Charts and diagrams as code
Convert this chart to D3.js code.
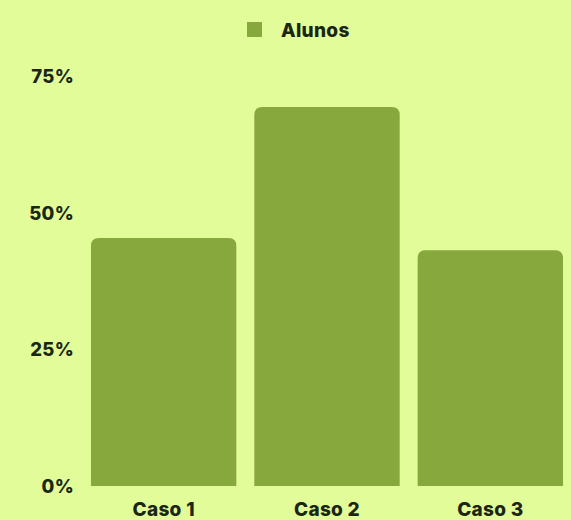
<!DOCTYPE html>
<html><head><meta charset="utf-8">
<script src="https://cdn.jsdelivr.net/npm/d3@7"></script>
<style>
html,body{margin:0;padding:0;background:#e2fc9a;}
svg{display:block;}
text{font-family:Inter,"Open Sans",sans-serif;font-weight:800;fill:#1b2612;}
</style></head>
<body>
<svg id="c" width="571" height="520"></svg>
<script>
const categories = ["Caso 1", "Caso 2", "Caso 3"];
const alunos = [45.4, 69.4, 43.2];
const tickValues = [0, 25, 50, 75];
const seriesName = "Alunos";

const W = 571, H = 520;
const svg = d3.select("#c");
svg.append("rect").attr("width", W).attr("height", H).attr("fill", "#e2fc9a");

const x = d3.scaleBand().domain(categories).range([82, 572]).paddingInner(0.11).paddingOuter(0.055);
const y = d3.scaleLinear().domain([0, 75]).range([486, 76.5]);

const r = 8;
function barPath(x0, y0, w, y1) {
  const rr = Math.min(r, (y1 - y0) / 2, w / 2);
  return `M${x0},${y1}V${y0 + rr}Q${x0},${y0} ${x0 + rr},${y0}H${x0 + w - rr}Q${x0 + w},${y0} ${x0 + w},${y0 + rr}V${y1}Z`;
}

svg.append("g").selectAll("path").data(alunos).join("path")
  .attr("d", (d, i) => barPath(x(categories[i]), y(d), x.bandwidth(), y(0)))
  .attr("fill", "#87a83c");

// Y axis
const yAxis = d3.axisLeft(y).tickValues(tickValues).tickFormat(d => d + "%").tickSize(0).tickPadding(0);
const gy = svg.append("g").attr("transform", "translate(74,0)").call(yAxis);
gy.select(".domain").remove();
gy.selectAll("text").style("font-size", "18.5px").style("font-family", "Inter, sans-serif").style("font-weight", "800").style("letter-spacing", "0.3px").attr("fill", "#1b2612").attr("dy", "0.35em");

// X axis
const xAxis = d3.axisBottom(x).tickSize(0).tickPadding(0);
const gx = svg.append("g").attr("transform", "translate(0,502)").call(xAxis);
gx.select(".domain").remove();
gx.selectAll("text").style("font-size", "19px").style("font-family", "Inter, sans-serif").style("font-weight", "800").style("letter-spacing", "0.3px").attr("fill", "#1b2612").attr("dy", "0.71em");

// Legend
const lg = svg.append("g");
lg.append("rect").attr("x", 247).attr("y", 22).attr("width", 15).attr("height", 15).attr("fill", "#87a83c");
lg.append("text").attr("x", 281).attr("y", 37).style("font-size", "19px").style("letter-spacing", "0.3px").text(seriesName);
</script>
</body></html>
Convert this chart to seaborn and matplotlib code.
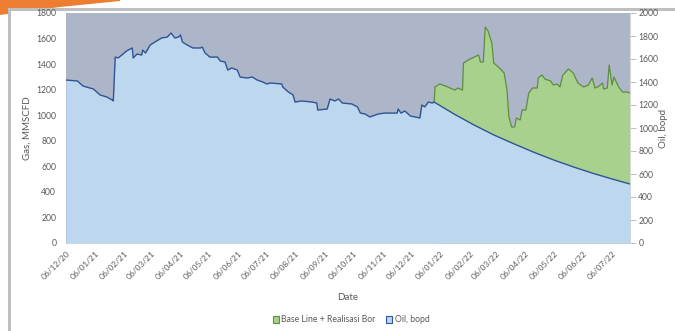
import numpy as np
import pandas as pd
import matplotlib
matplotlib.use("Agg")
import matplotlib.pyplot as plt
import matplotlib.dates as mdates
from matplotlib.patches import Patch, Rectangle, Polygon
import seaborn as sns

# ---------------- data ----------------
start_date = "2020-12-06"
# Oil, bopd (right axis): days since start_date and values
oil_days = [0, 12, 18, 29, 36, 43, 49, 50, 52, 55, 59, 64, 70, 71, 75, 80, 81, 84, 89, 94,
            101, 107, 111, 115, 119, 121, 123, 128, 134, 142, 144, 147, 152, 160, 163, 168,
            171, 175, 181, 184, 191, 197, 202, 208, 212, 216, 228, 229, 235, 240, 242, 249,
            260, 265, 266, 276, 279, 284, 288, 292, 302, 308, 311, 316, 321, 330, 337, 350,
            351, 354, 358, 364, 369, 374, 376, 379, 383, 387,
            389, 410, 431, 452, 474, 495, 516, 537, 558, 579, 596]
oil_vals = [1417, 1409, 1365, 1339, 1287, 1270, 1243, 1235, 1617, 1609, 1635, 1670, 1696,
            1609, 1643, 1635, 1678, 1652, 1722, 1748, 1783, 1791, 1826, 1783, 1791, 1809,
            1748, 1722, 1696, 1696, 1704, 1652, 1617, 1617, 1583, 1574, 1504, 1522, 1504,
            1443, 1435, 1443, 1417, 1400, 1383, 1391, 1383, 1357, 1313, 1287, 1226, 1235,
            1226, 1217, 1157, 1165, 1252, 1235, 1252, 1217, 1209, 1183, 1130, 1122, 1096,
            1122, 1130, 1130, 1165, 1130, 1148, 1104, 1096, 1087, 1200, 1183, 1226, 1217,
            1226, 1122, 1027, 940, 860, 787, 720, 659, 603, 552, 513]
# Base Line + Realisasi Bor (right axis)
bor_days = [389, 390, 395, 401, 411, 414, 419, 420, 425, 436, 438, 441, 443, 446, 450,
            452, 457, 463, 466, 468, 471, 474, 476, 480, 482, 486, 489, 493, 498, 499,
            503, 506, 512, 515, 519, 522, 525, 531, 536, 541, 547, 552, 556, 559, 562,
            567, 568, 572, 574, 577, 579, 584, 588, 593, 596]
bor_vals = [1226, 1357, 1383, 1365, 1330, 1348, 1330, 1565, 1591, 1635, 1574, 1574, 1878,
            1843, 1739, 1565, 1530, 1478, 1330, 1096, 1009, 1009, 1087, 1070, 1157, 1157,
            1304, 1348, 1348, 1435, 1461, 1426, 1409, 1374, 1383, 1357, 1461, 1513, 1478,
            1391, 1357, 1374, 1435, 1348, 1357, 1391, 1339, 1348, 1548, 1374, 1443, 1357,
            1313, 1313, 1304]
tick_dates = ["2020-12-06", "2021-01-06", "2021-02-06", "2021-03-06", "2021-04-06",
              "2021-05-06", "2021-06-06", "2021-07-06", "2021-08-06", "2021-09-06",
              "2021-10-06", "2021-11-06", "2021-12-06", "2022-01-06", "2022-02-06",
              "2022-03-06", "2022-04-06", "2022-05-06", "2022-06-06", "2022-07-06"]
gas_ticks = list(range(0, 1801, 200))
oil_ticks = list(range(0, 2001, 200))

# ---------------- build frames ----------------
t0 = pd.Timestamp(start_date)
oil_df = pd.DataFrame({"Date": t0 + pd.to_timedelta(oil_days, unit="D"), "Oil": oil_vals})
bor_df = pd.DataFrame({"Date": t0 + pd.to_timedelta(bor_days, unit="D"), "Bor": bor_vals})

sns.set_theme(style="white")
plt.rcParams["font.family"] = ["Lato", "DejaVu Sans"]

W, H = 675, 331
fig = plt.figure(figsize=(W / 100, H / 100), dpi=100)

# slide decorations (behind)
fig.patches.append(Polygon([(0, H), (120, H), (120, H - 1), (90, H - 4), (60, H - 7),
                            (30, H - 11), (0, H - 15)], closed=True, transform=None,
                           facecolor="#ED7D31", edgecolor="none", zorder=-3))
fig.patches.append(Rectangle((9, -10), W + 20, H - 5 + 10 - 4, transform=None,
                             facecolor="white", edgecolor="#BFBFBF", linewidth=2.2,
                             zorder=-2))

L, R, T, B = 66, 630, 13, 243
ax = fig.add_axes([L / W, 1 - B / H, (R - L) / W, (B - T) / H])
ax.set_facecolor("#ADB6C8")
ax2 = ax.twinx()
ax2.set_facecolor("none")

green_fill, green_line = "#A9D18E", "#5E8E3E"
blue_fill, blue_line = "#BDD7EE", "#2F5597"

ax2.fill_between(bor_df["Date"], 0, bor_df["Bor"], color=green_fill, lw=0, zorder=1)
sns.lineplot(data=bor_df, x="Date", y="Bor", ax=ax2, color=green_line, lw=0.9, zorder=2)
ax2.fill_between(oil_df["Date"], 0, oil_df["Oil"], color=blue_fill, lw=0, zorder=3)
sns.lineplot(data=oil_df, x="Date", y="Oil", ax=ax2, color=blue_line, lw=1.0, zorder=4)

xmin, xmax = t0, t0 + pd.Timedelta(days=596)
ax.set_xlim(xmin, xmax)
ax2.set_xlim(xmin, xmax)
ax.set_ylim(0, 1800)
ax2.set_ylim(0, 2000)
ax.set_yticks(gas_ticks)
ax2.set_yticks(oil_ticks)

tick_col = "#595959"
ax.set_xticks(pd.to_datetime(tick_dates))
ax.xaxis.set_major_formatter(mdates.DateFormatter("%d/%m/%y"))
for lab in ax.get_xticklabels():
    lab.set_rotation(45)
    lab.set_ha("right")
    lab.set_rotation_mode("anchor")
ax.tick_params(axis="x", labelsize=6.0, colors=tick_col, length=0, pad=5)
ax.tick_params(axis="y", labelsize=6.2, colors=tick_col, length=0, pad=7)
ax2.tick_params(axis="y", labelsize=6.2, colors=tick_col, length=4, width=0.7,
                direction="out", pad=2, right=True)
ax2.tick_params(axis="y", which="major", color="#BFBFBF")
ax2.tick_params(axis="x", length=0)
ax2.set_xlabel("")

for a in (ax, ax2):
    for s in a.spines.values():
        s.set_visible(False)
ax.spines["bottom"].set_visible(True)
ax.spines["bottom"].set_color("#D9D9D9")
ax.spines["bottom"].set_linewidth(0.8)
ax2.spines["right"].set_visible(True)
ax2.spines["right"].set_color("#D9D9D9")
ax2.spines["right"].set_linewidth(0.8)

ax.set_xlabel("")
ax.set_ylabel("")
ax2.set_ylabel("")
fig.text(348 / W, 1 - 297 / H, "Date", ha="center", va="center", fontsize=7, color=tick_col)
fig.text(27 / W, 1 - 128 / H, "Gas, MMSCFD", ha="center", va="center", rotation=90,
         fontsize=7, color=tick_col)
fig.text(664 / W, 1 - 128 / H, "Oil, bopd", ha="center", va="center", rotation=90,
         fontsize=7, color=tick_col)

handles = [Patch(facecolor=green_fill, edgecolor=green_line, linewidth=0.8,
                 label="Base Line + Realisasi Bor"),
           Patch(facecolor=blue_fill, edgecolor=blue_line, linewidth=0.8, label="Oil, bopd")]
leg = fig.legend(handles=handles, loc="center", bbox_to_anchor=(351 / W, 1 - 320 / H),
                 ncol=2, frameon=False, fontsize=6.2, handlelength=0.7, handleheight=0.7,
                 handletextpad=0.3, columnspacing=1.2)
for t in leg.get_texts():
    t.set_color(tick_col)

fig.savefig("out.png", dpi=100)
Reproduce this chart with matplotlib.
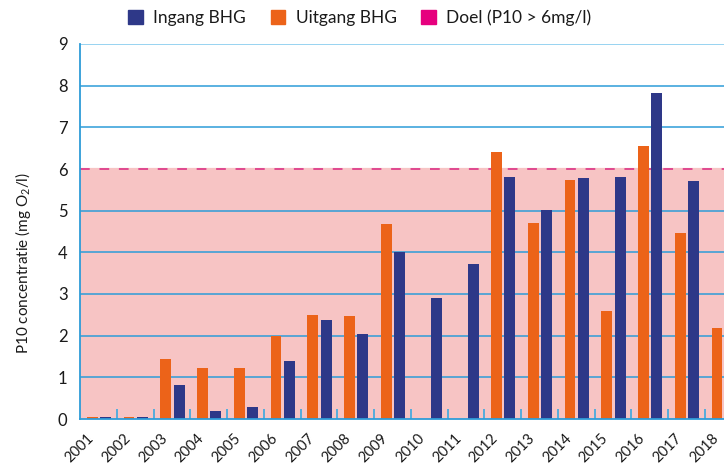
import matplotlib
matplotlib.use("Agg")
import matplotlib.pyplot as plt
from matplotlib.patches import Patch
import numpy as np

years = ["2001", "2002", "2003", "2004", "2005", "2006", "2007", "2008", "2009",
         "2010", "2011", "2012", "2013", "2014", "2015", "2016", "2017", "2018"]
uitgang = [0.05, 0.05, 1.44, 1.22, 1.22, 1.99, 2.50, 2.47, 4.68,
           0.0, 0.0, 6.41, 4.70, 5.74, 2.59, 6.55, 4.46, 2.18]
ingang = [0.05, 0.05, 0.82, 0.19, 0.29, 1.39, 2.38, 2.04, 4.01,
          2.90, 3.72, 5.81, 5.02, 5.78, 5.81, 7.82, 5.71, np.nan]
doel = 6.0
y_ticks = list(range(0, 10))

BLUE = "#2E3888"
ORANGE = "#EC6319"
MAGENTA = "#E6007E"
PINK = "#F7C4C4"
GRID = "#2E9CD8"
TXT = "#1a1a1a"

plt.rcParams['font.family'] = ['Lato', 'DejaVu Sans']
plt.rcParams['mathtext.fontset'] = 'custom'
plt.rcParams['mathtext.rm'] = 'Lato'
plt.rcParams['mathtext.it'] = 'Lato'

fig = plt.figure(figsize=(7.24, 4.69), dpi=100)
ax = fig.add_axes([80/724, 1-419/469, 1-80/724, (419-44)/469])

x = np.arange(len(years))
ax.axhspan(0, doel, color=PINK, zorder=0, lw=0)
for yv in y_ticks[1:]:
    ax.axhline(yv, color=GRID if yv != 9 else "#7CC8EE", lw=1.1, zorder=1)
ax.axhline(doel, color=PINK, lw=1.6, zorder=1.5)
ax.axhline(doel, color="#E0488F", lw=1.4, ls=(0, (5, 5)), zorder=1.6)

ax.bar(x + 0.19, uitgang, width=0.29, align='edge', color=ORANGE, zorder=3)
ax.bar(x + 0.545, ingang, width=0.30, align='edge', color=BLUE, zorder=3)

ax.set_xlim(0, 644/36.75)
ax.set_ylim(0, 9)
ax.set_yticks(y_ticks)
ax.set_yticklabels([str(v) for v in y_ticks], fontsize=12, color=TXT)
ax.tick_params(axis='y', length=0, pad=9)

ax.set_xticks(x + 0.18)
ax.set_xticklabels(years, rotation=45, ha='right', va='top',
                   rotation_mode='anchor', fontsize=10.5, color=TXT)
ax.tick_params(axis='x', which='major', length=0, pad=8.5)
ax.set_xticks(np.arange(1, len(years)), minor=True)
ax.tick_params(axis='x', which='minor', direction='in', length=7,
               width=1.2, color="#3AA8E0")

for s in ['top', 'right']:
    ax.spines[s].set_visible(False)
for s in ['left', 'bottom']:
    ax.spines[s].set_color("#2E9CD8")
    ax.spines[s].set_linewidth(1.3)
    ax.spines[s].set_zorder(4)

ax.set_ylabel(r'P10 concentratie (mg O$_2$/l)', fontsize=11, color=TXT)
ax.yaxis.set_label_coords(-0.073, 0.417)

handles = [Patch(color=BLUE, label='Ingang BHG'),
           Patch(color=ORANGE, label='Uitgang BHG'),
           Patch(color=MAGENTA, label='Doel (P10 > 6mg/l)')]
fig.legend(handles=handles, loc='center', bbox_to_anchor=(0.497, 0.962),
           ncol=3, frameon=False, fontsize=12.5, handlelength=0.85,
           handleheight=0.85, handletextpad=0.6, columnspacing=1.4,
           labelcolor=TXT)

fig.savefig("out.png", dpi=100)
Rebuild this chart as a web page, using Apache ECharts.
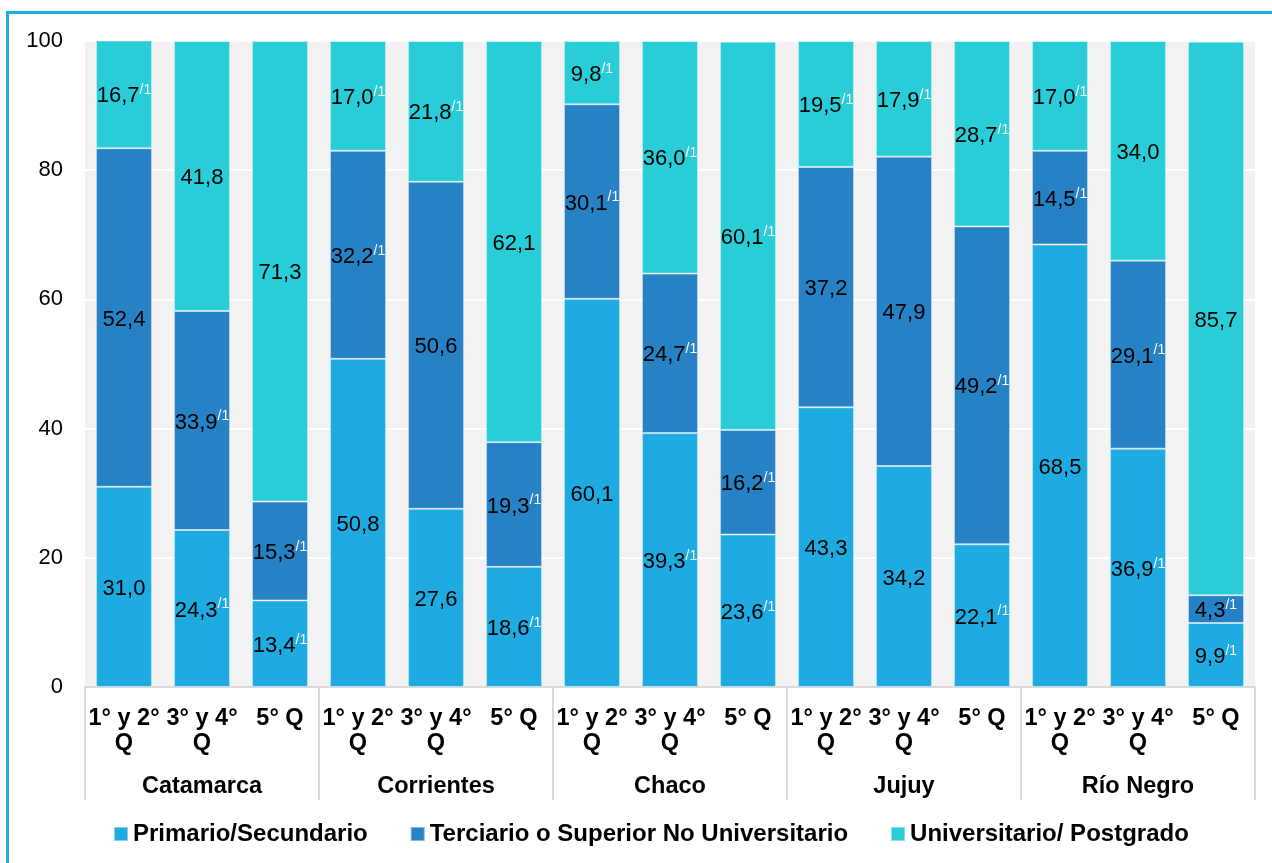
<!DOCTYPE html>
<html>
<head>
<meta charset="utf-8">
<script src="https://cdn.jsdelivr.net/npm/echarts@6/dist/echarts.min.js"></script>
<style>
html,body{margin:0;padding:0;background:#fff;overflow:hidden;}
#frame{position:absolute;left:6px;top:11px;width:3000px;height:3000px;border-left:3px solid #1eaee4;border-top:3px solid #1eaee4;}
#chart{position:absolute;left:0;top:0;width:1272px;height:863px;}
</style>
</head>
<body>
<div id="frame"></div>
<div id="chart"></div>
<script>
const quintiles = ['1° y 2°\nQ', '3° y 4°\nQ', '5° Q'];
const provinces = ['Catamarca', 'Corrientes', 'Chaco', 'Jujuy', 'Río Negro'];
const seriesNames = ['Primario/Secundario', 'Terciario o Superior No Universitario', 'Universitario/ Postgrado'];

const primario      = [31.0, 24.3, 13.4, 50.8, 27.6, 18.6, 60.1, 39.3, 23.6, 43.3, 34.2, 22.1, 68.5, 36.9, 9.9];
const terciario     = [52.4, 33.9, 15.3, 32.2, 50.6, 19.3, 30.1, 24.7, 16.2, 37.2, 47.9, 49.2, 14.5, 29.1, 4.3];
const universitario = [16.7, 41.8, 71.3, 17.0, 21.8, 62.1, 9.8, 36.0, 60.1, 19.5, 17.9, 28.7, 17.0, 34.0, 85.7];

// 1 = value carries the "/1" note
const primarioNote      = [0,1,1, 0,0,1, 0,1,1, 0,0,1, 0,1,1];
const terciarioNote     = [0,1,1, 1,0,1, 1,1,1, 0,0,1, 1,1,1];
const universitarioNote = [1,0,0, 1,1,0, 1,1,1, 1,1,1, 1,0,0];

const categories = [];
provinces.forEach(() => quintiles.forEach(q => categories.push(q)));

const colors = ['#1eabe2', '#2682c5', '#29cdd8'];
const values = [primario, terciario, universitario];
const notes = [primarioNote, terciarioNote, universitarioNote];

const chart = echarts.init(document.getElementById('chart'));
const series = values.map((vals, si) => ({
  name: seriesNames[si],
  type: 'bar',
  stack: 'total',
  barWidth: '72%',
  data: vals,
  itemStyle: { color: colors[si], borderColor: 'rgba(255,255,255,0.45)', borderWidth: 1 },
  label: {
    show: true,
    position: 'inside',
    offset: [0, 2],
    formatter: p => {
      const txt = p.value.toFixed(1).replace('.', ',');
      return notes[si][p.dataIndex] ? '{v|' + txt + '}{n|/1}' : '{v|' + txt + '}';
    },
    rich: {
      v: { fontFamily: 'Liberation Sans', fontSize: 22, lineHeight: 26, color: '#000' },
      n: { fontFamily: 'Liberation Sans', fontSize: 14, lineHeight: 16, color: '#fff', verticalAlign: 'top' }
    }
  }
}));

chart.setOption({
  animation: false,
  textStyle: { fontFamily: 'Liberation Sans' },
  grid: { left: 85, right: 17, top: 41, bottom: 176, show: true, backgroundColor: '#f2f2f2', borderWidth: 0 },
  legend: {
    data: seriesNames,
    top: 817,
    left: 108,
    icon: 'rect',
    itemWidth: 14,
    itemHeight: 14,
    itemGap: 42,
    textStyle: { fontFamily: 'Liberation Sans', fontSize: 24, fontWeight: 'bold', color: '#000' }
  },
  xAxis: [
    {
      type: 'category',
      data: categories,
      axisLine: { show: true, lineStyle: { color: '#d9d9d9', width: 2 } },
      axisTick: { show: false },
      axisLabel: { interval: 0, fontFamily: 'Liberation Sans', fontSize: 23.5, fontWeight: 'bold', color: '#000', lineHeight: 25, margin: 19 }
    },
    {
      type: 'category',
      data: provinces,
      position: 'bottom',
      axisLine: { show: true, lineStyle: { color: '#d9d9d9', width: 2 } },
      axisTick: { show: true, length: 113, lineStyle: { color: '#d9d9d9', width: 2 } },
      axisLabel: { interval: 0, fontFamily: 'Liberation Sans', fontSize: 23.5, fontWeight: 'bold', color: '#000', margin: 88 }
    }
  ],
  yAxis: {
    type: 'value',
    min: 0,
    max: 100,
    interval: 20,
    axisLine: { show: false },
    axisTick: { show: false },
    axisLabel: { fontFamily: 'Liberation Sans', fontSize: 22, color: '#000', margin: 22 },
    splitLine: { lineStyle: { color: '#ffffff', width: 2 } }
  },
  series: series
});
</script>
</body>
</html>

Aim:
Skip all pictures and retype only the stretch from the line that holds "Convert this chart to seaborn" through the line that holds "import seaborn as sns", exactly as written.

Response to this exercise:
Convert this chart to seaborn and matplotlib code.
import numpy as np
import pandas as pd
import matplotlib
matplotlib.use("Agg")
import matplotlib.pyplot as plt
import matplotlib.dates as mdates
from matplotlib.patches import Patch, Rectangle, Polygon
import seaborn as sns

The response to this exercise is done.